*The problem*. The line containing "const mLeft = 79, mRight" marks the end: extract everything from the first line of the data through that line, exactly, with no pictures.

*Dataset content*.
------------------------------------------------------------

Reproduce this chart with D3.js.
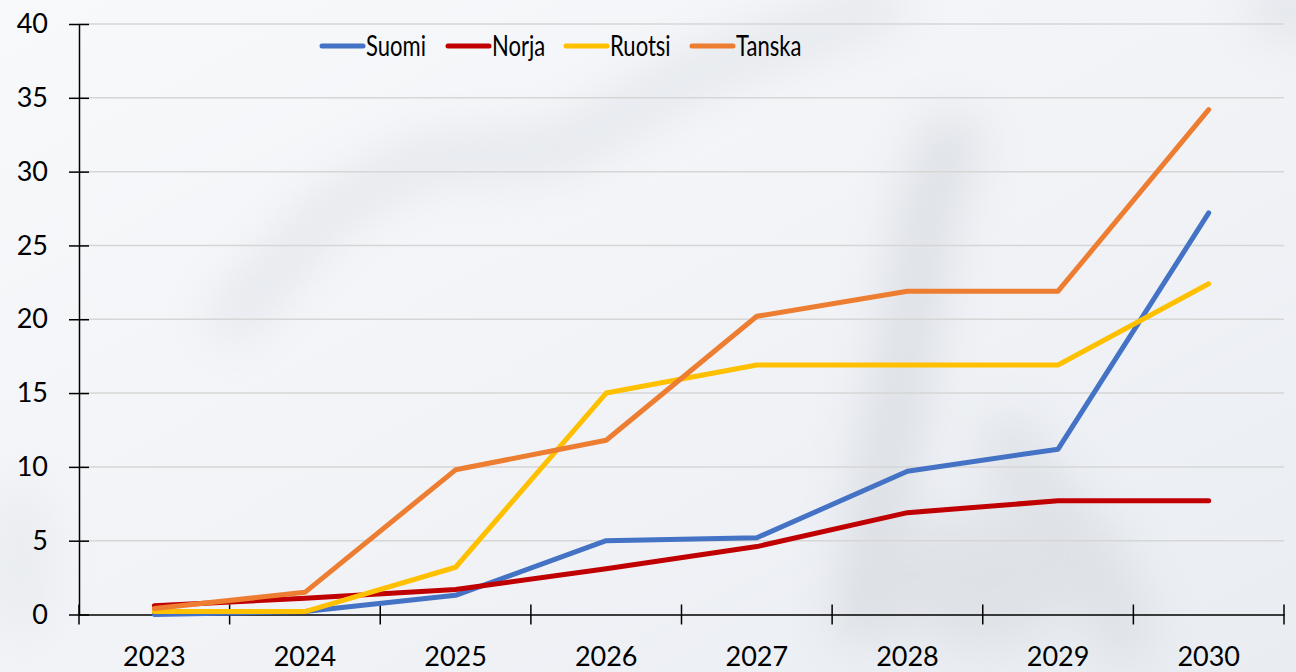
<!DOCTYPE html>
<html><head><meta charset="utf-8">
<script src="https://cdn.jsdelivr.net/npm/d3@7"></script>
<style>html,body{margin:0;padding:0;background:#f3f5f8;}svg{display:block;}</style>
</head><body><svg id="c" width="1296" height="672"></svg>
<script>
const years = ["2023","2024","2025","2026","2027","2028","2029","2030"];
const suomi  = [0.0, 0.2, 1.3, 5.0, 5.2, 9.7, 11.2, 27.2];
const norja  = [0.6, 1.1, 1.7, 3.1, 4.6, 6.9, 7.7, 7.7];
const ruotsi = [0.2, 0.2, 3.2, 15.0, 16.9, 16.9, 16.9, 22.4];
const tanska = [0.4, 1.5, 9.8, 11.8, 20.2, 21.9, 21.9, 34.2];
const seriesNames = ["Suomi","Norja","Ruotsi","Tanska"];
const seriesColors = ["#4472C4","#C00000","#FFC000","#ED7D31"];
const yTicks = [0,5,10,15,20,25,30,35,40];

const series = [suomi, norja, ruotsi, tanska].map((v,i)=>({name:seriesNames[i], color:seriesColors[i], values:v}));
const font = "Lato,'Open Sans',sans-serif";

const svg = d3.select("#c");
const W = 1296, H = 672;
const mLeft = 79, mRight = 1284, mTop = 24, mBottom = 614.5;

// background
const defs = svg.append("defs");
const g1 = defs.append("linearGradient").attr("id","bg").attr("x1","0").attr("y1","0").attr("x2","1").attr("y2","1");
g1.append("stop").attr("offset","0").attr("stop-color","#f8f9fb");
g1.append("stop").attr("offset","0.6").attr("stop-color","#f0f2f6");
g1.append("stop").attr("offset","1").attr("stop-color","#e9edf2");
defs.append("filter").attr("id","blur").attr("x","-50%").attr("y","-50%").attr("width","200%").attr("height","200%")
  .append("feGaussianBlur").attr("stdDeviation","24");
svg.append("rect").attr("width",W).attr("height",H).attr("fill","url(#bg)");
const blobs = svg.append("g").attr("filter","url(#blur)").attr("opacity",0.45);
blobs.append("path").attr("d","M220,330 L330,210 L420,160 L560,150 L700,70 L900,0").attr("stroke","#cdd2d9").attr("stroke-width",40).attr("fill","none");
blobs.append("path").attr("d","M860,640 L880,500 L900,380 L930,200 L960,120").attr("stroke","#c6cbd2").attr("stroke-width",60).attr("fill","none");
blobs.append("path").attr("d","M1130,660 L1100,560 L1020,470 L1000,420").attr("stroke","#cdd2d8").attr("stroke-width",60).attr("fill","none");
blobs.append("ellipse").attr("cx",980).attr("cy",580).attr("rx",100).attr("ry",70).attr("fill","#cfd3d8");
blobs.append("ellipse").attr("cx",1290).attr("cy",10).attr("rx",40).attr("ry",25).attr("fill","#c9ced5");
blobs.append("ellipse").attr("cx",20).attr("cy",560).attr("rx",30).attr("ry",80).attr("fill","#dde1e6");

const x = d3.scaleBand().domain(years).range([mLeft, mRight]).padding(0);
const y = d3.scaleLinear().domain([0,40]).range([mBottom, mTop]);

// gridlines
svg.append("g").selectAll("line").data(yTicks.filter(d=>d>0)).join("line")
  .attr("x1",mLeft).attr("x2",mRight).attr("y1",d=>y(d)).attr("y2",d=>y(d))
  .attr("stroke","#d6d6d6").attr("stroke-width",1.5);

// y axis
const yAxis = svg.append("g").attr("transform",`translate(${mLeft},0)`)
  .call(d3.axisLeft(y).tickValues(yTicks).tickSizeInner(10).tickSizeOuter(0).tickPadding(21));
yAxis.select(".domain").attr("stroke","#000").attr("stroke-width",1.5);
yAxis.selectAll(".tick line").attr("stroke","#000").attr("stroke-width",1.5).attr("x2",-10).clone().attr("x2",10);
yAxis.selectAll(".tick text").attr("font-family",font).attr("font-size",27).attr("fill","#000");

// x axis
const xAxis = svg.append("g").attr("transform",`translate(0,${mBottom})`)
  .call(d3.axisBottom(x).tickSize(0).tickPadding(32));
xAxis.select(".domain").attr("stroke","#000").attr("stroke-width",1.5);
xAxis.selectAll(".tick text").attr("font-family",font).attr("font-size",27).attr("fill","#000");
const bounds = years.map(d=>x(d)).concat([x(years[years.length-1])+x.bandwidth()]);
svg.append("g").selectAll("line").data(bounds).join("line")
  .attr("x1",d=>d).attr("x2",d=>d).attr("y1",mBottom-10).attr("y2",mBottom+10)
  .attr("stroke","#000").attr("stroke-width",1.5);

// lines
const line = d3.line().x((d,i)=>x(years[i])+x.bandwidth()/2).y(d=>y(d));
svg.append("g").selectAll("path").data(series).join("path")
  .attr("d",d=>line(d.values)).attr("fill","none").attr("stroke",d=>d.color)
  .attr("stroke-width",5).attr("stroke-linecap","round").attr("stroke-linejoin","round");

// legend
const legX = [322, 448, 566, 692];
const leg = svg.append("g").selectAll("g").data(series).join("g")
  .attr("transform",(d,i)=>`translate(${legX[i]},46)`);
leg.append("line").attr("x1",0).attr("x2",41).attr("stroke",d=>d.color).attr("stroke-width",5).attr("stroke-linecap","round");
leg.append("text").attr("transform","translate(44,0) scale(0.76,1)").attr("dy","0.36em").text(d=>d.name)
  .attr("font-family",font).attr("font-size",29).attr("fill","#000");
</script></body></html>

------------------------------------------------------------

*Completed exercise*.
Reproduce this chart with D3.js.
<!DOCTYPE html>
<html><head><meta charset="utf-8">
<script src="https://cdn.jsdelivr.net/npm/d3@7"></script>
<style>html,body{margin:0;padding:0;background:#f3f5f8;}svg{display:block;}</style>
</head><body><svg id="c" width="1296" height="672"></svg>
<script>
const years = ["2023","2024","2025","2026","2027","2028","2029","2030"];
const suomi  = [0.0, 0.2, 1.3, 5.0, 5.2, 9.7, 11.2, 27.2];
const norja  = [0.6, 1.1, 1.7, 3.1, 4.6, 6.9, 7.7, 7.7];
const ruotsi = [0.2, 0.2, 3.2, 15.0, 16.9, 16.9, 16.9, 22.4];
const tanska = [0.4, 1.5, 9.8, 11.8, 20.2, 21.9, 21.9, 34.2];
const seriesNames = ["Suomi","Norja","Ruotsi","Tanska"];
const seriesColors = ["#4472C4","#C00000","#FFC000","#ED7D31"];
const yTicks = [0,5,10,15,20,25,30,35,40];

const series = [suomi, norja, ruotsi, tanska].map((v,i)=>({name:seriesNames[i], color:seriesColors[i], values:v}));
const font = "Lato,'Open Sans',sans-serif";

const svg = d3.select("#c");
const W = 1296, H = 672;
const mLeft = 79, mRight = 1284, mTop = 24, mBottom = 614.5;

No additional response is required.